Gefährlicher Infekt

Harnwegsinfekte sind bei Kindern oft schwer zu erkennen und können daher schwerwiegende Folgen für die Nierenfunktion haben. Die Krankheit äußert sich im Kindesalter oft nicht durch die „klassischen“ Symptome wie Brennen und häufigem Harndrang. „Haben Kinder eine fahle Hautfarbe, entwickeln eine Trinkschwäche und leiden unter Fieber, sollte man auf jeden Fall einen Arzt aufsuchen“, sagt Prim. Univ.-Doz. Josef Oswald, Leiter der Kinderurologie am Ordensklinikum Linz Barmherzige Schwestern.

Mehr als 3000 Kinder werden jährlich stationär auf der Kinderurologie im Ordensklinikum Linz Barmherzige Schwestern aufgenommen.

Die Spezialabteilung ist über die Grenzen Österreichs bekannt und zählt heute zu den größten europäischen kinderurologischen Zentren.
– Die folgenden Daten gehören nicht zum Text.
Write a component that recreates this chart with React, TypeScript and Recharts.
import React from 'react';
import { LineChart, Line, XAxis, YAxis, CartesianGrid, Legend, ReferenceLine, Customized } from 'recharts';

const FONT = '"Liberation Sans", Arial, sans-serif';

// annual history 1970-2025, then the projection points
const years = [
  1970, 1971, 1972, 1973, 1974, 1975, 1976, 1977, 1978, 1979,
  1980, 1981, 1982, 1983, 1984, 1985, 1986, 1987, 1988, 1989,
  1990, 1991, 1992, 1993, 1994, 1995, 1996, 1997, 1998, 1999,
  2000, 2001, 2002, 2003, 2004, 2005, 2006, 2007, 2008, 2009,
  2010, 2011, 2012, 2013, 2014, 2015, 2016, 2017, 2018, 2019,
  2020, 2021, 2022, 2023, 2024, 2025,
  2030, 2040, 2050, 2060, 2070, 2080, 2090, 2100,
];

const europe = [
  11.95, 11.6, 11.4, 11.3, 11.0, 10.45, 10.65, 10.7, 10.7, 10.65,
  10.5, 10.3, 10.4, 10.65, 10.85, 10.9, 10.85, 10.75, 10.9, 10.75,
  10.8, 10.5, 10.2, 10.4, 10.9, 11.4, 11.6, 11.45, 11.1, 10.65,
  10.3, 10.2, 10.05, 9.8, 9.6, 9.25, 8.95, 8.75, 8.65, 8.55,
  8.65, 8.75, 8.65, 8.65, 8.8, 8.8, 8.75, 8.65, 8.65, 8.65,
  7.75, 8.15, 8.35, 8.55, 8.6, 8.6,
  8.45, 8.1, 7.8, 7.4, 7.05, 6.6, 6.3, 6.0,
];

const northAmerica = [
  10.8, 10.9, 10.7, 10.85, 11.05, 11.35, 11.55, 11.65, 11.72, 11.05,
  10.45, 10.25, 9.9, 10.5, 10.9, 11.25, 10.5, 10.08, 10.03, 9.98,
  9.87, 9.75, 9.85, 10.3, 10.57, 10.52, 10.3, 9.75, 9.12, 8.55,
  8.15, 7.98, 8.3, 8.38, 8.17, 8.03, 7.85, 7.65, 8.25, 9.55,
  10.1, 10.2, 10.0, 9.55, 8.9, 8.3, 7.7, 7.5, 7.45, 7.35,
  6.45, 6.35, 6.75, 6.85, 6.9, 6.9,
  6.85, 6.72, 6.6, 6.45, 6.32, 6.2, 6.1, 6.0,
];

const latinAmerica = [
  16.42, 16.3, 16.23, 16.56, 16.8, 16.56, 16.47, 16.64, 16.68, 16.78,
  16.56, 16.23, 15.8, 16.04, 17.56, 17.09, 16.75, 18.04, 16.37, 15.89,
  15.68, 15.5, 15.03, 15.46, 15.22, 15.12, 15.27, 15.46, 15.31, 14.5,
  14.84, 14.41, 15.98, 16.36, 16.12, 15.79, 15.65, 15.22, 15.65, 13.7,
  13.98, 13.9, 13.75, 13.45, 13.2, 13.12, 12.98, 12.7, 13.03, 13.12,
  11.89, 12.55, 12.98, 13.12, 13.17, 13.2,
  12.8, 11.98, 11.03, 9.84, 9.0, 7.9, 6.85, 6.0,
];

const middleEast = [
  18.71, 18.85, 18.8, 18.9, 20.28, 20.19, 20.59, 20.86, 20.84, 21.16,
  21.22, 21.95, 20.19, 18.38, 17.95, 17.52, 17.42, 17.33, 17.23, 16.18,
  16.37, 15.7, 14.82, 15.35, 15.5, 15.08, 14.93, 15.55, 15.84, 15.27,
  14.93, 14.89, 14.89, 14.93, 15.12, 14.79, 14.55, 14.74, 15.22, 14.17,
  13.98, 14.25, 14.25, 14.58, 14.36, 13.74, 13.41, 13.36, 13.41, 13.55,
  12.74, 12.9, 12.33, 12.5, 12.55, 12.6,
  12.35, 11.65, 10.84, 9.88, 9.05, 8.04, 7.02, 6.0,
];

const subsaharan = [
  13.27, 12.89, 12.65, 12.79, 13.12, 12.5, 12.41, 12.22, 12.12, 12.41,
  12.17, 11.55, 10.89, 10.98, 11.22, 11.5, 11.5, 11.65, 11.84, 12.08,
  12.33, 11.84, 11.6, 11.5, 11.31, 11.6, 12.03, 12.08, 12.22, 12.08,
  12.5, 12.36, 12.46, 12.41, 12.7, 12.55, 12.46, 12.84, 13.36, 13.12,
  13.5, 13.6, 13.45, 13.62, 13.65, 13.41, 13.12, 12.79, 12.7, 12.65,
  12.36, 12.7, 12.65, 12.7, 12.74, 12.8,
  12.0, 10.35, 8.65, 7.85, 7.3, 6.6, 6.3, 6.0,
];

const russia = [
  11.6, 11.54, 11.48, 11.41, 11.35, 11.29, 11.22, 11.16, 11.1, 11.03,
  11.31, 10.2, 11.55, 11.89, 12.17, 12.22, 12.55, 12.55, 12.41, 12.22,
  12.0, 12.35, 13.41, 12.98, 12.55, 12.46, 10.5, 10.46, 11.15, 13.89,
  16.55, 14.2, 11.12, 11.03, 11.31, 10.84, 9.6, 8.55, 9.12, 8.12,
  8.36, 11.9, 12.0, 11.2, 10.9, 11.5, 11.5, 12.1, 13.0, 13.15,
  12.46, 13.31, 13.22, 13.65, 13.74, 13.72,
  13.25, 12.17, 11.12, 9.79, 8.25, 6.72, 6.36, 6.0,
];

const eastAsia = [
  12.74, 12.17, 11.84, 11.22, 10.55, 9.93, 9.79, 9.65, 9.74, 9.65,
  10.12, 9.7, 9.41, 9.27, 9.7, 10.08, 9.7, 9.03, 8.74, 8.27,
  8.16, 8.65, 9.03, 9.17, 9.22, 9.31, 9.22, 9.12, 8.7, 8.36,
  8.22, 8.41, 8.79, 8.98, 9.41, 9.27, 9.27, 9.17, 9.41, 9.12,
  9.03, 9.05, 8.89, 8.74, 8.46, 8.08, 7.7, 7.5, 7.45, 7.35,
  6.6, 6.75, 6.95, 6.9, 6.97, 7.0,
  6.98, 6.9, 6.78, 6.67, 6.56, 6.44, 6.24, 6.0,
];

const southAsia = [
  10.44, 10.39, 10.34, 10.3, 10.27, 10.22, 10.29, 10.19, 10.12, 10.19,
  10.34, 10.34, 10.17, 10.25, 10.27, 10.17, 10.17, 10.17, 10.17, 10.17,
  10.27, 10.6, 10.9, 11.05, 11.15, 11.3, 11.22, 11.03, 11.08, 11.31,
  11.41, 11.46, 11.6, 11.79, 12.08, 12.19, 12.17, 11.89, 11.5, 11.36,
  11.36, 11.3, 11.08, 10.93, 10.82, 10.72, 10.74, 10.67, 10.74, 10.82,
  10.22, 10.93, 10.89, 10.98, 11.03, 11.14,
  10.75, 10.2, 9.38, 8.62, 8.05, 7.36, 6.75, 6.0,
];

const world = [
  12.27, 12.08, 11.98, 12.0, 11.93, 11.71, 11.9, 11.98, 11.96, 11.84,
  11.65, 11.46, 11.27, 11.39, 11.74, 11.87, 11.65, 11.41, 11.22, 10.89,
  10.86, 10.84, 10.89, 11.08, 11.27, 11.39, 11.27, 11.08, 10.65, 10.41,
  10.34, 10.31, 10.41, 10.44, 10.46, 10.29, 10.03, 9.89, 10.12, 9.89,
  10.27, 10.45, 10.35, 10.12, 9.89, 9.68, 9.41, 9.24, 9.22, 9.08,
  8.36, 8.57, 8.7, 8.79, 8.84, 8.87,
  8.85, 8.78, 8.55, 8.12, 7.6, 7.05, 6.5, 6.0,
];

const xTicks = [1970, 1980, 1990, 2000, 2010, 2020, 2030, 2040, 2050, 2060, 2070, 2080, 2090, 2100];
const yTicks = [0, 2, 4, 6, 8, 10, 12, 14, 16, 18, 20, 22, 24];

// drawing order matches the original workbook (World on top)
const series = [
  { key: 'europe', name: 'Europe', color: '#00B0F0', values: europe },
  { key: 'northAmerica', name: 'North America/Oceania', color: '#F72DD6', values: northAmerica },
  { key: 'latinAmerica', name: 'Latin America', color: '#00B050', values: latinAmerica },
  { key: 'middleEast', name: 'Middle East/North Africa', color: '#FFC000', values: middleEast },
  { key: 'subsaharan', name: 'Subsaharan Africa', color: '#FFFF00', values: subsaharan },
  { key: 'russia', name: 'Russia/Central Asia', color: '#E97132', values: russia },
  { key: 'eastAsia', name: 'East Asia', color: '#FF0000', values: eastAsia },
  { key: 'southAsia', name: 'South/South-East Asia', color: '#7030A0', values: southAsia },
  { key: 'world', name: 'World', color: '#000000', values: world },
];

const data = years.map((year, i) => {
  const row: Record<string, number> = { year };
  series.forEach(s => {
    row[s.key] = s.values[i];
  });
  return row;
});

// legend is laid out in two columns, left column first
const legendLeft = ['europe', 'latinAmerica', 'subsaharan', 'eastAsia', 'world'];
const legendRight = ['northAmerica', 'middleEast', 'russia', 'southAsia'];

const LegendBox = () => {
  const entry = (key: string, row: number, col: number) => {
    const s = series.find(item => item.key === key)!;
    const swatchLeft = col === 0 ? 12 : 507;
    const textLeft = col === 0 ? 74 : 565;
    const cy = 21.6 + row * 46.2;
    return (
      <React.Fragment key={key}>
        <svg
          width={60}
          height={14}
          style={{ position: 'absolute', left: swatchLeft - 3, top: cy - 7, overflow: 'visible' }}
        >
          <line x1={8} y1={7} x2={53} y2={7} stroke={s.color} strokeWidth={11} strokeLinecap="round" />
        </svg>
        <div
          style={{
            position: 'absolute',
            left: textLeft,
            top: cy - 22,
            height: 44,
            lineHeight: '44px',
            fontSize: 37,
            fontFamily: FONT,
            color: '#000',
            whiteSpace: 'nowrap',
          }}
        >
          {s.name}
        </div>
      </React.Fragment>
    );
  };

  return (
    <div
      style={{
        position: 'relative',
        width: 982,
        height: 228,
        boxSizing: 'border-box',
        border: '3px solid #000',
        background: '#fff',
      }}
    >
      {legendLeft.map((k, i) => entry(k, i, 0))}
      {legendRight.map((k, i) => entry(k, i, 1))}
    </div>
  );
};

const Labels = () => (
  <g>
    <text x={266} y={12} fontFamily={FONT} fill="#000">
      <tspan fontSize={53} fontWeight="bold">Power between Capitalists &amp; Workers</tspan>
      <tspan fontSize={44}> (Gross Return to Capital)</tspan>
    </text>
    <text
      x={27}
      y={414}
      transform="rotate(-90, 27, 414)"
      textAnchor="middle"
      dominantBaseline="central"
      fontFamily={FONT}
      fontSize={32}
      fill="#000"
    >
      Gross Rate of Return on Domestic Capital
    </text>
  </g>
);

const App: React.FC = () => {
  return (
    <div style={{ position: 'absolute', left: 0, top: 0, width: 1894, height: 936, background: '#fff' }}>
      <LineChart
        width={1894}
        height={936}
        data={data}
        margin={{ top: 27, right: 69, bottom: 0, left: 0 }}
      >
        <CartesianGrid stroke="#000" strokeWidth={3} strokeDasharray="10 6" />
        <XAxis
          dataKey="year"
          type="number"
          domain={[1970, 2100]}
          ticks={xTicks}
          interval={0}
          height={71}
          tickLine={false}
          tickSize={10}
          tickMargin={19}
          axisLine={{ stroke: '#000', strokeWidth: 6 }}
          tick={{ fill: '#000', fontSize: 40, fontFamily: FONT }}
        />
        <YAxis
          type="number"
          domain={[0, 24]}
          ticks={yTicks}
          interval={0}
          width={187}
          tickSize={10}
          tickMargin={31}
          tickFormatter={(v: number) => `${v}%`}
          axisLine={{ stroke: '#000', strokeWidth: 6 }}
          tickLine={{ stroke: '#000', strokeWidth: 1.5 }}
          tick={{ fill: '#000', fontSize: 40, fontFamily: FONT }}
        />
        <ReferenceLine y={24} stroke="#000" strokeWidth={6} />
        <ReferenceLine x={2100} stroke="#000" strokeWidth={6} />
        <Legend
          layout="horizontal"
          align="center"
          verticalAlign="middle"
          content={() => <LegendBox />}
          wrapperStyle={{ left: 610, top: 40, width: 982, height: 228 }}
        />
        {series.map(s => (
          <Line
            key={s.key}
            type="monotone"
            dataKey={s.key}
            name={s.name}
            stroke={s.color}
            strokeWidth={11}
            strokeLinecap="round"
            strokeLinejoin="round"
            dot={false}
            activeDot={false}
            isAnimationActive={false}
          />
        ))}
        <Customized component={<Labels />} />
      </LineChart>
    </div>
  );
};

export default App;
Aufgrund ihrer einzigartigen Expertise wurde sie vor mehr als zwei Jahren zum nationalen Referenzzentrum für seltene kinderurologische Erkrankungen.

Bei Kindern gehören Harnwegsinfektionen zu den häufigsten bakteriellen Infektionskrankheiten. Mehr als zehn Prozent der Mädchen und drei Prozent der Buben erkranken vor dem Schuleintrittsalter mindestens einmal an einer Harnwegsinfektion.
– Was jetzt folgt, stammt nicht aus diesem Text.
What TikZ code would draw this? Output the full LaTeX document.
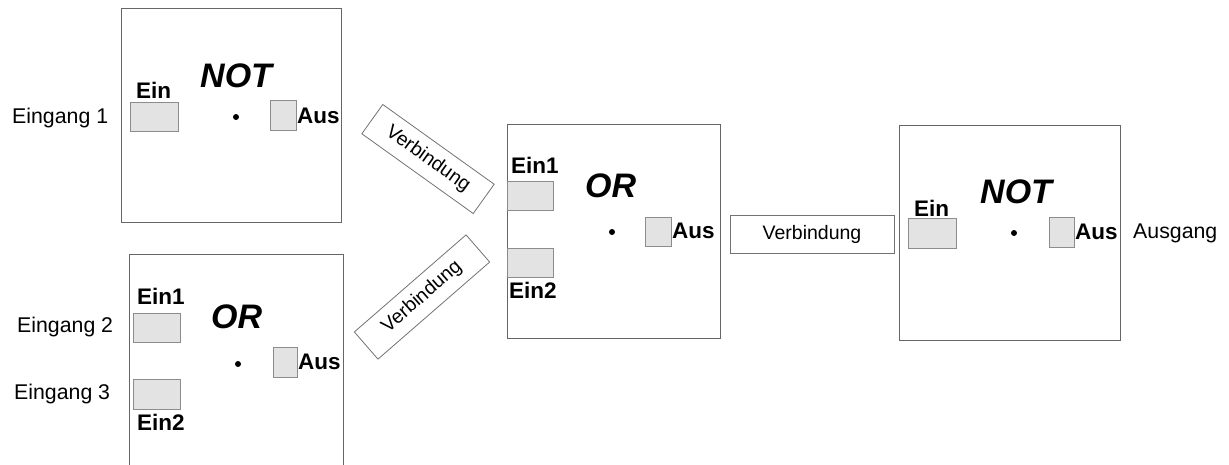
\documentclass[tikz,border=0pt]{standalone}
\usepackage{fontspec}
\setmainfont{Liberation Sans}
\begin{document}
\begin{tikzpicture}[x=1pt,y=-1pt,
  gate/.style={draw=black!60, line width=0.9pt, fill=none, inner sep=0pt, anchor=north west},
  port/.style={draw=black!45, fill=black!11, line width=0.8pt, inner sep=0pt, anchor=north west},
  txt/.style={inner sep=0pt, anchor=base west, font=\fontsize{21.3}{25}\selectfont},
  plab/.style={inner sep=0pt, anchor=base west, font=\fontsize{22.5}{26}\selectfont\bfseries},
  gname/.style={inner sep=0pt, anchor=base west, font=\fontsize{34}{39}\selectfont\bfseries\itshape},
  link/.style={draw=black!55, line width=0.8pt, inner sep=0pt, fill=white,
    font=\fontsize{19.5}{23}\selectfont},
  dot/.style={circle, fill=black, inner sep=0pt, minimum size=6pt}]
\useasboundingbox[fill=white] (0,0) rectangle (1229,464);

% first NOT gate (top left)
\node[gate, minimum width=220pt, minimum height=214pt] (g1) at (121,8) {};
\node[port, minimum width=48pt, minimum height=29pt] (g1in) at (130,102) {};
\node[port, minimum width=26pt, minimum height=30pt] (g1out) at (270,100) {};
\node[dot] (g1dot) at (236,117) {};
\node[plab] (g1inl) at (136,98) {Ein};
\node[gname] (g1name) at (200,87) {NOT};
\node[plab] (g1outl) at (297,123) {Aus};
\node[txt] (e1) at (12,123) {Eingang 1};

% first OR gate (bottom left)
\node[gate, minimum width=214pt, minimum height=230pt] (g2) at (129,254) {};
\node[port, minimum width=47pt, minimum height=29pt] (g2ina) at (133,313) {};
\node[port, minimum width=47pt, minimum height=30pt] (g2inb) at (133,379) {};
\node[port, minimum width=24pt, minimum height=30pt] (g2out) at (273,347) {};
\node[dot] (g2dot) at (238,364) {};
\node[plab] (g2inal) at (137,304) {Ein1};
\node[plab] (g2inbl) at (137,430) {Ein2};
\node[gname] (g2name) at (211,328) {OR};
\node[plab] (g2outl) at (298,369) {Aus};
\node[txt] (e2) at (17,332) {Eingang 2};
\node[txt] (e3) at (14,399) {Eingang 3};

% second OR gate (middle)
\node[gate, minimum width=213pt, minimum height=214pt] (g3) at (507,124) {};
\node[port, minimum width=46pt, minimum height=29pt] (g3ina) at (507,181) {};
\node[port, minimum width=46pt, minimum height=29pt] (g3inb) at (507,248) {};
\node[port, minimum width=26pt, minimum height=29pt] (g3out) at (645,217) {};
\node[dot] (g3dot) at (612,232) {};
\node[plab] (g3inal) at (511,173) {Ein1};
\node[plab] (g3inbl) at (509,298) {Ein2};
\node[gname] (g3name) at (585,197) {OR};
\node[plab] (g3outl) at (672,238) {Aus};

% second NOT gate (right)
\node[gate, minimum width=221pt, minimum height=215pt] (g4) at (899,125) {};
\node[port, minimum width=48pt, minimum height=30pt] (g4in) at (908,218) {};
\node[port, minimum width=25pt, minimum height=30pt] (g4out) at (1049,217) {};
\node[dot] (g4dot) at (1014,233) {};
\node[plab] (g4inl) at (914,216) {Ein};
\node[gname] (g4name) at (980,203) {NOT};
\node[plab] (g4outl) at (1075,239) {Aus};
\node[txt] (aus) at (1133,238) {Ausgang};

% connections
\node[link, minimum width=137pt, minimum height=36pt, rotate=-35.6] (v1) at (428,159) {Verbindung};
\node[link, minimum width=148pt, minimum height=36pt, rotate=41] (v2) at (422,297) {Verbindung};
\node[link, minimum width=164pt, minimum height=38pt] (v3) at (812,234) {Verbindung};
\end{tikzpicture}
\end{document}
Im Normalfall sind die Organe nur von wenigen Bakterien besiedelt, da der ständig durchfließende Urin die Harnwege auswäscht und der Blasenschließmuskel eine Barriere für aufsteigende Keime bildet. Bei einem übermäßigen Eindringen der Krankheitserreger in die Harnröhre kann dieser Reinigungsmechanismus jedoch versagen. So können sich die Bakterien in der Blase ausbreiten.

Erst ältere Kinder zeigen die typischen Symptome einer Blasenentzündung wie Brennen beim Harnlassen, ständigen Harndrang sowie hohes Fieber, wenn die Nieren ebenfalls betroffen sind. Wenn Babys und Kleinkinder an einem Harnwegsinfekt leiden, können diese Symptome allerdings völlig fehlen.

Umso wichtiger ist es, auf weitere Indikatoren zu achten. „Kleine Kinder zeigen lediglich Allgemeinsymptome wie hohes Fieber, Trinkschwäche, Übelkeit, Erbrechen und eine ausgeprägte Mattigkeit“, sagt Primar Oswald. Auch unbeabsichtigtes Einnässen kann ein Indiz für einen Harnwegsinfekt sein.

Spätfolgen vermeiden

Ein Harnwegsinfekt ist bei rechtzeitiger Diagnose einfach zu behandeln. Wenn die Infektion aber zu spät oder gar nicht erkannt wird, können die Folgen verheerend sein. Wird die Entzündung vom Haus- oder Kinderarzt durch eine Harnanalyse und Anlegen einer Kultur diagnostiziert, muss unbedingt mit einem Antibiotikum behandelt werden, da der Infekt ansonsten zu den Nieren aufsteigen, und dort Narben verursachen kann, welche dauerhafte Schäden nach sich ziehen. „Dazu zählt Bluthochdruck bereits im Kindesalter wie bei weiterer Nichtbehandlung eine Einschränkung der Nierenfunktion, Erkrankungen während der Schwangerschaft bis hin zur Niereninsuffizienz im späteren Leben“, erklärt der Experte.
Die Diagnose erfolgt, indem der Harn auf Bakterien und weiße Blutkörperchen untersucht wird. Eine rasche Diagnosestellung und der unverzügliche Beginn einer adäquaten Antibiotikatherapie sind wichtig, da jede Verzögerung zu vermeiden ist.

Leiden kleine Kinder häufiger an Harnwegsinfekten, sollte auf jeden Fall die Ursache abgeklärt werden, um eventuelle Fehlbildungen des Genitaltraktes auszuschließen. Blasenentzündungen im Kindesalter sind häufig durch einen fehlenden Ventilmechanismus zwischen Harnleiter und Harnblase verursacht.

Dabei fließt der infektiöse Harn aus der Harnblase in den oberen Harntrakt und bewirkt dort eine Nierenbeckenentzündung.
Mittels moderner Therapie-Methoden kann dieser sogenannte vesikoureterale Reflux mit einem kleinen Eingriff minimal-invasiv über die Harnröhre behoben werden, bei sehr ausgeprägten Formen eines Refluxes muss eine offene Operation mit Neueinpflanzung der Harnleiter erwogen werden.